Let go. “All forms arise and all forms fade,” taught the Buddha. Embracing the inherent impermanence of forms is the work of all who would be wise. Autumn wastes no time on subtlety, loosening the dry leaves from the trees with callous abandon, tossing them to the street where they flow in long rivers of red, gold, and amber, clattering like bones, gathering in eddies against walls where they slowly turn to dust and slip back into the soil. We see the sky anew through the bare branches and feel in our gut its infinite reach. We come to know that in our lives too everything we have built, cultivated, nurtured, and grown will come to an end and be taken from us — a slow fade followed by a sudden gust. Renunciation or letting go is the hardest lesson to learn. We understand it intellectually, but to actually do it? Nothing requires more courage. But in the low light of autumn, we see from a fresh angle the inevitability of change and loss, and we choose to say yes.

Be Grateful. Fall helps us shift away from the agitation of grief and toward the serenity of gratitude. We see how graciously the earth releases its grasp on the forms of summer and allows the withering to begin. We know that we don’t own any of this, all of it is borrowed, and the tighter we cling and grasp, the more painful the separation. Loss is certain. Our only choice is to grasp or release. We set the tone. Will our losses be graceful or wrenching? Instead of clinging and craving, we choose the consciousness of gratitude, the open-hearted joy that we even got to touch any of it, that we had these hands to hold, these eyes to see, this beautiful laughter, that afternoon when we walked on the beach and finally had the chance to say those important things to each other, these sweet late summer peaches, the blue moon of August rising through the pines, all of it a gift, none of it ours to keep. In the face of this great and ongoing loss, the only sane stance is deep and boundless gratitude for the infinite generosity of our lives.

This is beauty too. Beauty isn’t just the flowers of spring or the green fields of summer. This tawny grass and the brown ferns and the bare trees of autumn hold their own beauty — empty, clear, simple, provocative, pure in form, and deep as the ocean. Holding the spotted, wrinkled hands of our elders, wiping the drool away from the mouths of the dying, carrying our old dogs that can no longer walk out to the car for that last ride to the vet, the pale distance in the eyes that no longer see us or know our voice, this is beauty, too. One of my favorite memories of my father, the last time I saw him at his house, was the day I shaved him out on the patio. He sat quietly in a chair and jutted out his chin as I ran the electric razor over his sunken cheeks and the loose skin of his neck. At 90 he no longer fit the youthful stereotype of beauty. But I saw an amazing man there behind the fog of his Alzheimer’s and the veil of his grizzled face and wrinkled skin. Autumn shows us that there is beauty in every stage of form, from conception to dissolution. Why should one moment be more valuable than any other? Every moment is a window into the infinite, and the infinite is the source of all beauty.

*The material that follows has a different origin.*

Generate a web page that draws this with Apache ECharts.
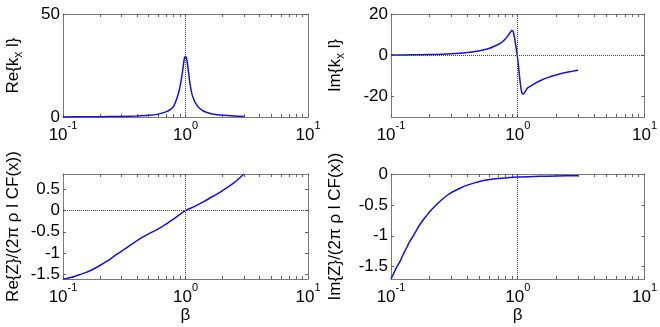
<!DOCTYPE html>
<html>
<head>
<meta charset="utf-8">
<script src="https://cdn.jsdelivr.net/npm/echarts@6/dist/echarts.min.js"></script>
<style>
html,body{margin:0;padding:0;background:#fff;}
#chart{width:660px;height:327px;}
</style>
</head>
<body>
<div id="chart"></div>
<script>
// beta samples for the k_x l curves (denser near the resonance)
var betaK = [0.1, 0.15, 0.2, 0.3, 0.4, 0.5, 0.6, 0.7, 0.75, 0.8, 0.85, 0.88, 0.9, 0.92, 0.94, 0.96, 0.98, 1.0,
             1.02, 1.04, 1.06, 1.08, 1.1, 1.13, 1.17, 1.2, 1.3, 1.4, 1.5, 1.7, 2.0, 2.5, 3.0];
var reK = [0.05, 0.1, 0.15, 0.3, 0.5, 0.8, 1.4, 2.6, 3.6, 5.2, 9, 12, 14.5, 17.5, 21, 25, 28.5, 29.5,
           28.5, 25.5, 21.5, 17.5, 14.5, 11, 8.5, 7, 4.2, 2.9, 2.2, 1.3, 0.8, 0.45, 0.3];
var imK = [0.1, 0.2, 0.3, 0.7, 1.3, 2.2, 3.4, 5.2, 6.3, 8, 10, 11.4, 12, 11.5, 9, 5.5, 2, -2,
           -7, -12, -16, -18.5, -18.8, -18.2, -16.8, -15.8, -14.5, -13.3, -12.4, -11, -9.6, -8.2, -7.3];

// impedance curves
var betaReZ = [0.1, 0.106, 0.113, 0.124, 0.136, 0.153, 0.173, 0.2, 0.234, 0.27, 0.316, 0.37, 0.427, 0.5,
               0.576, 0.67, 0.78, 0.88, 1.0, 1.2, 1.42, 1.65, 1.92, 2.2, 2.51, 2.75, 3.0];
var reZ = [-1.62, -1.61, -1.59, -1.56, -1.52, -1.47, -1.40, -1.30, -1.18, -1.05, -0.92, -0.78, -0.66, -0.55,
           -0.46, -0.35, -0.22, -0.11, 0, 0.11, 0.22, 0.33, 0.44, 0.55, 0.67, 0.77, 0.87];
var betaImZ = [0.1, 0.105, 0.11, 0.118, 0.125, 0.133, 0.14, 0.15, 0.16, 0.17, 0.18, 0.19, 0.2, 0.22, 0.25,
               0.28, 0.3, 0.35, 0.4, 0.5, 0.6, 0.7, 0.8, 1.0, 1.5, 2.0, 3.0];
var imZ = [-1.7, -1.61, -1.52, -1.41, -1.3, -1.19, -1.1, -1.0, -0.9, -0.81, -0.74, -0.68, -0.62, -0.53, -0.42,
           -0.34, -0.3, -0.23, -0.18, -0.12, -0.09, -0.073, -0.063, -0.05, -0.038, -0.033, -0.027];

// axes
var xLabelTicks = [0.1, 1, 10];
var xMinorTicks = [0.1, 0.2, 0.3, 0.4, 0.5, 0.6, 0.7, 0.8, 0.9, 1, 2, 3, 4, 5, 6, 7, 8, 9, 10];
var yRanges = [[0, 50], [-30, 20], [-1.62, 0.87], [-1.7, 0]];
var yTickValues = [[0, 50], [-20, 0, 20], [-1.5, -1, -0.5, 0, 0.5], [-1.5, -1, -0.5, 0]];
var yNames = ['Re{k{s|x}{n| l}}', 'Im{k{s|x}{n| l}}', 'Re{Z}/(2π ρ l CF(x))', 'Im{Z}/(2π ρ l CF(x))'];

var grids = [
    {left: 53, top: 14, width: 255, height: 103},
    {left: 391, top: 14, width: 255, height: 103},
    {left: 53, top: 174, width: 255, height: 105},
    {left: 391, top: 174, width: 255, height: 105}
];

var FONT = 'Liberation Sans, Arial, sans-serif';
var GRAY = '#7a7a7a';
var TICK = '#606060';

function pairs(xs, ys){
    return xs.map(function(x, i){ return [x, ys[i]]; });
}

var curves = [
    pairs(betaK, reK),
    pairs(betaK, imK),
    pairs(betaReZ, reZ),
    pairs(betaImZ, imZ)
];
// which dotted reference lines each panel shows
var refLines = [
    [{xAxis: 1}],
    [{xAxis: 1}, {yAxis: 0}],
    [{xAxis: 1}, {yAxis: 0}],
    [{xAxis: 1}]
];

var xAxes = [], yAxes = [], series = [];
for (var i = 0; i < 4; i++) {
    var lineCfg = {show: true, onZero: false, lineStyle: {color: GRAY, width: 1}};
    //下方x轴
    xAxes.push({
        type: 'log', logBase: 10, gridIndex: i, min: 0.1, max: 10, position: 'bottom',
        axisLine: lineCfg,
        axisTick: {show: true, inside: true, length: 3, customValues: xMinorTicks, lineStyle: {color: TICK}},
        axisLabel: {
            customValues: xLabelTicks, margin: 3, color: '#000',
            formatter: function(v){ return '{b|10}{s|' + Math.round(Math.log(v) / Math.LN10) + '}'; },
            rich: {
                b: {fontSize: 17, fontFamily: FONT, color: '#000', verticalAlign: 'bottom', lineHeight: 24},
                s: {fontSize: 11, fontFamily: FONT, color: '#000', verticalAlign: 'top', lineHeight: 12}
            }
        },
        splitLine: {show: false},
        name: i >= 2 ? 'β' : '', nameLocation: 'middle', nameGap: 24,
        nameTextStyle: {fontSize: 17, fontFamily: FONT, color: '#000'}
    });
    //上方x轴, 只画刻度
    xAxes.push({
        type: 'log', logBase: 10, gridIndex: i, min: 0.1, max: 10, position: 'top',
        axisLine: lineCfg,
        axisTick: {show: true, inside: true, length: 3, customValues: xMinorTicks, lineStyle: {color: TICK}},
        axisLabel: {show: false},
        splitLine: {show: false}
    });
    yAxes.push({
        type: 'value', gridIndex: i, min: yRanges[i][0], max: yRanges[i][1], position: 'left',
        axisLine: lineCfg,
        axisTick: {show: true, inside: true, length: 3, customValues: yTickValues[i], lineStyle: {color: TICK}},
        axisLabel: {customValues: yTickValues[i], margin: 3, fontSize: 17, fontFamily: FONT, color: '#000',
            formatter: function(v){ return String(v); }},
        splitLine: {show: false},
        name: yNames[i], nameLocation: 'middle', nameRotate: 90, nameGap: (i % 2 === 0) ? 38 : 44,
        nameTextStyle: {fontSize: 17, fontFamily: FONT, color: '#000', lineHeight: 24,
            rich: {
                n: {fontSize: 17, fontFamily: FONT, color: '#000', lineHeight: 24},
                s: {fontSize: 12, fontFamily: FONT, color: '#000', verticalAlign: 'bottom', lineHeight: 12}
            }}
    });
    yAxes.push({
        type: 'value', gridIndex: i, min: yRanges[i][0], max: yRanges[i][1], position: 'right',
        axisLine: lineCfg,
        axisTick: {show: true, inside: true, length: 3, customValues: yTickValues[i], lineStyle: {color: TICK}},
        axisLabel: {show: false},
        splitLine: {show: false}
    });
    series.push({
        type: 'line', xAxisIndex: 2 * i, yAxisIndex: 2 * i,
        data: curves[i], showSymbol: false, smooth: 0.25, clip: true,
        lineStyle: {color: '#1010e8', width: 1.5},
        markLine: {
            silent: true, symbol: ['none', 'none'], label: {show: false},
            lineStyle: {type: 'dotted', color: '#444', width: 1},
            data: refLines[i]
        }
    });
}

var option = {
    backgroundColor: '#fff',
    animation: false,
    grid: grids,
    xAxis: xAxes,
    yAxis: yAxes,
    series: series
};

var chart = echarts.init(document.getElementById('chart'), null, {renderer: 'canvas'});
chart.setOption(option);
</script>
</body>
</html>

Nothing ends. “There never was a time when you did not exist, nor will there ever be a time when you cease to exist,” said Krishna in the Bhagavad Gita. In the perennial philosophy there is a deep and unshakable conviction that while outer forms come and go our essential nature is timeless. As Eckhart Tolle wrote in Stillness Speaks, “Death is not the opposite of life. The opposite of death is birth. Life has no opposite.” And Joseph Campbell asks, “Are we the light bulb? Or are we the light, of which the bulb is a vehicle?” All around us the Grim Reaper takes his harvest, but Life itself is unharmed and is in fact served by the pruning, just as a rose bush blooms best in spring if last year’s dead wood is removed. Flowers blossom and fade, but the rose goes on.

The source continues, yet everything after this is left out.